The Correct Option is D

Magnetic flux (\(\Phi\)) through a surface is defined as \( \Phi = B \cdot A = BA\cos\theta \), where B is the magnetic field strength, A is the area of the surface, and \(\theta\) is the angle between the magnetic field vector and the normal vector to the area.
For a coil with N turns, the total magnetic flux linked is \( \Phi_{total} = N(BA\cos\theta) \).
In this problem, the plane of the coil is placed *parallel* to the uniform magnetic field B.
The area vector (or normal vector) is, by definition, perpendicular to the plane of the coil.

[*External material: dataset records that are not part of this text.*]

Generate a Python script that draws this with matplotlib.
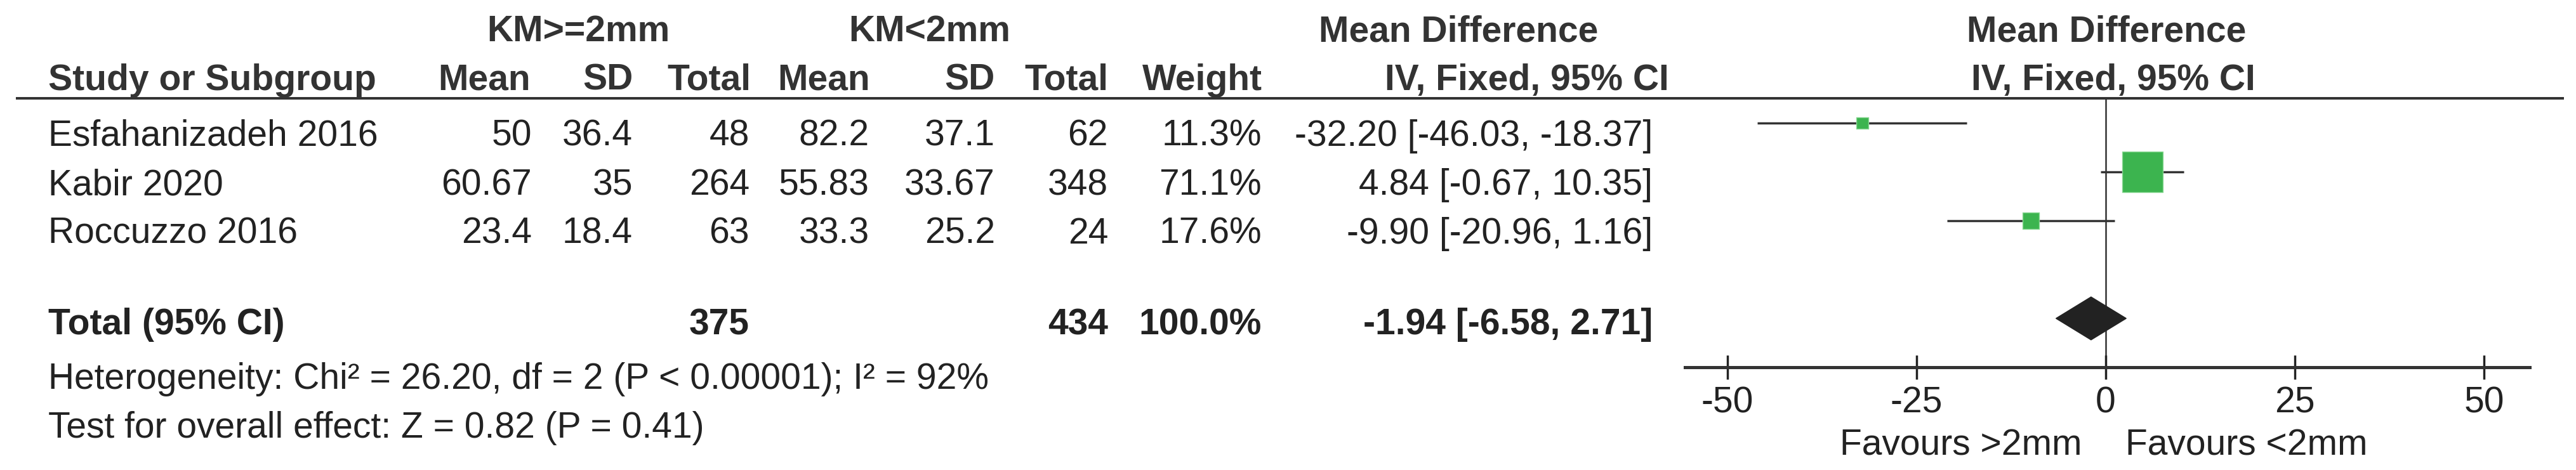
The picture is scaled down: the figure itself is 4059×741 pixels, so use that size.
import matplotlib
matplotlib.use('Agg')
import matplotlib.pyplot as plt

plt.rcParams['font.family'] = ['Liberation Sans', 'DejaVu Sans']
plt.rcParams['axes.unicode_minus'] = False

# data
studies = ['Esfahanizadeh 2016', 'Kabir 2020', 'Roccuzzo 2016']
mean_ge2 = [50, 60.67, 23.4]
sd_ge2 = [36.4, 35, 18.4]
n_ge2 = [48, 264, 63]
mean_lt2 = [82.2, 55.83, 33.3]
sd_lt2 = [37.1, 33.67, 25.2]
n_lt2 = [62, 348, 24]
weights = [11.3, 71.1, 17.6]
md = [-32.20, 4.84, -9.90]
ci_lo = [-46.03, -0.67, -20.96]
ci_hi = [-18.37, 10.35, 1.16]

total_n_ge2 = 375
total_n_lt2 = 434
total_md = -1.94
total_lo = -6.58
total_hi = 2.71
het_text = 'Heterogeneity: Chi² = 26.20, df = 2 (P < 0.00001); I² = 92%'
effect_text = 'Test for overall effect: Z = 0.82 (P = 0.41)'
xticks = [-50, -25, 0, 25, 50]

W, H = 4059, 741
FS = 41
TXT = '#222222'
HDR = '#333333'
LINE = '#333333'
GREEN = '#3cb44f'

fig = plt.figure(figsize=(W / 100, H / 100), dpi=100)

# table area in pixel coordinates
ax_t = fig.add_axes([0, 0, 1, 1])
ax_t.set_xlim(0, W)
ax_t.set_ylim(H, 0)
ax_t.axis('off')


def txt(x, y, s, ha='left', bold=False, color=TXT):
    ax_t.text(x, y, s, ha=ha, va='baseline', fontsize=FS,
              fontweight='bold' if bold else 'normal', color=color)


# headers
txt(911, 65, 'KM>=2mm', 'center', True, HDR)
txt(1465, 65, 'KM<2mm', 'center', True, HDR)
txt(2298, 65, 'Mean Difference', 'center', True, HDR)
txt(3319, 65, 'Mean Difference', 'center', True, HDR)

txt(76, 142, 'Study or Subgroup', 'left', True, HDR)
for x, s in [(836, 'Mean'), (998, 'SD'), (1183, 'Total'), (1371, 'Mean'),
             (1568, 'SD'), (1746, 'Total'), (1989, 'Weight'),
             (2630, 'IV, Fixed, 95% CI')]:
    txt(x, 142, s, 'right', True, HDR)
txt(3330, 142, 'IV, Fixed, 95% CI', 'center', True, HDR)

ax_t.plot([25, 4040], [155, 155], color=LINE, lw=2.9, solid_capstyle='butt')

# study rows
for i, name in enumerate(studies):
    y = 230 + 77 * i
    txt(76, y, name)
    txt(838, y, f'{mean_ge2[i]:g}', 'right')
    txt(997, y, f'{sd_ge2[i]:g}', 'right')
    txt(1181, y, f'{n_ge2[i]}', 'right')
    txt(1370, y, f'{mean_lt2[i]:g}', 'right')
    txt(1568, y, f'{sd_lt2[i]:g}', 'right')
    txt(1746, y, f'{n_lt2[i]}', 'right')
    txt(1988, y, f'{weights[i]:.1f}%', 'right')
    txt(2604, y, f'{md[i]:.2f} [{ci_lo[i]:.2f}, {ci_hi[i]:.2f}]', 'right')

# total row
txt(76, 527, 'Total (95% CI)', 'left', True)
txt(1181, 527, f'{total_n_ge2}', 'right', True)
txt(1746, 527, f'{total_n_lt2}', 'right', True)
txt(1988, 527, f'{sum(weights):.1f}%', 'right', True)
txt(2604, 527, f'{total_md:.2f} [{total_lo:.2f}, {total_hi:.2f}]', 'right', True)
txt(76, 613, het_text)
txt(76, 690, effect_text)

txt(3280, 718, 'Favours >2mm', 'right')
txt(3349, 718, 'Favours <2mm', 'left')

# forest plot
zero_px, ppu = 3318, 11.92
xmin, xmax = -55.6, 56
left_px = zero_px + xmin * ppu
right_px = zero_px + xmax * ppu
ax_f = fig.add_axes([left_px / W, (H - 579) / H, (right_px - left_px) / W, (579 - 155) / H])
ax_f.set_xlim(xmin, xmax)
ax_f.set_ylim(5.0, -0.506)
ax_f.patch.set_alpha(0)
for sp in ['top', 'left', 'right']:
    ax_f.spines[sp].set_visible(False)
ax_f.spines['bottom'].set_linewidth(3.6)
ax_f.spines['bottom'].set_color(LINE)
ax_f.set_yticks([])
ax_f.set_xticks(xticks)
ax_f.set_xticklabels([str(t) for t in xticks])
ax_f.tick_params(axis='x', direction='inout', length=27, width=2.5, pad=8,
                 labelsize=FS, colors=TXT)

rows = list(range(len(studies)))
ax_f.axvline(0, color=LINE, lw=1.8, zorder=1)
ax_f.hlines(rows, ci_lo, ci_hi, color=LINE, lw=2.5, zorder=2)
sizes = [(3.68 * w ** 0.67 * 0.72) ** 2 for w in weights]
ax_f.scatter(md, rows, s=sizes, marker='s', color=GREEN, edgecolors='#8ad894',
             linewidths=1, zorder=3)
ty = 4
ax_f.fill([total_lo, total_md, total_hi, total_md],
          [ty, ty - 0.44, ty, ty + 0.44], color='#222222', zorder=3)

fig.savefig('out.png', dpi=100, facecolor='white')
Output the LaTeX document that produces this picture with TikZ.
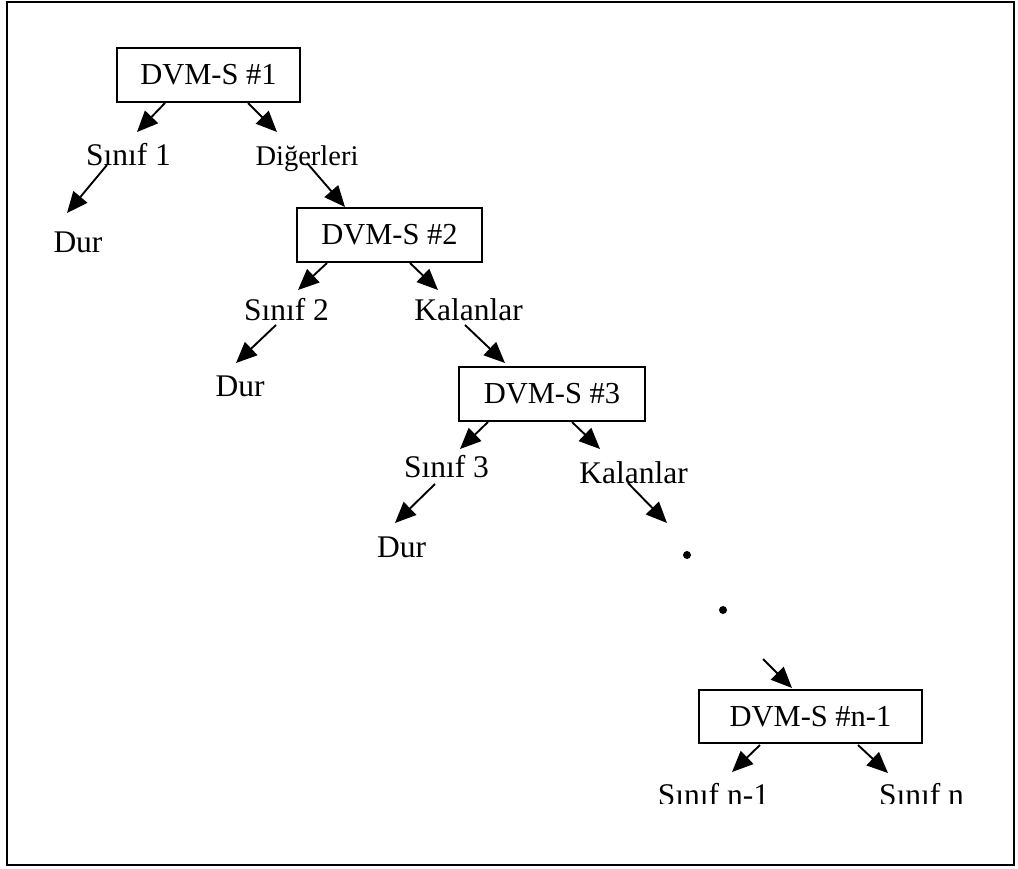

Therefore, the angle \(\theta\) between the area vector and the magnetic field vector is \( 90^\circ \) (or \( \pi/2 \) radians).
Now, we calculate the flux using the formula.
\( \Phi_{total} = N B A \cos(90^\circ) \).
Since \( \cos(90^\circ) = 0 \), the flux is:
\( \Phi_{total} = N B A \times 0 = 0 \).
The flux linked with the coil is zero.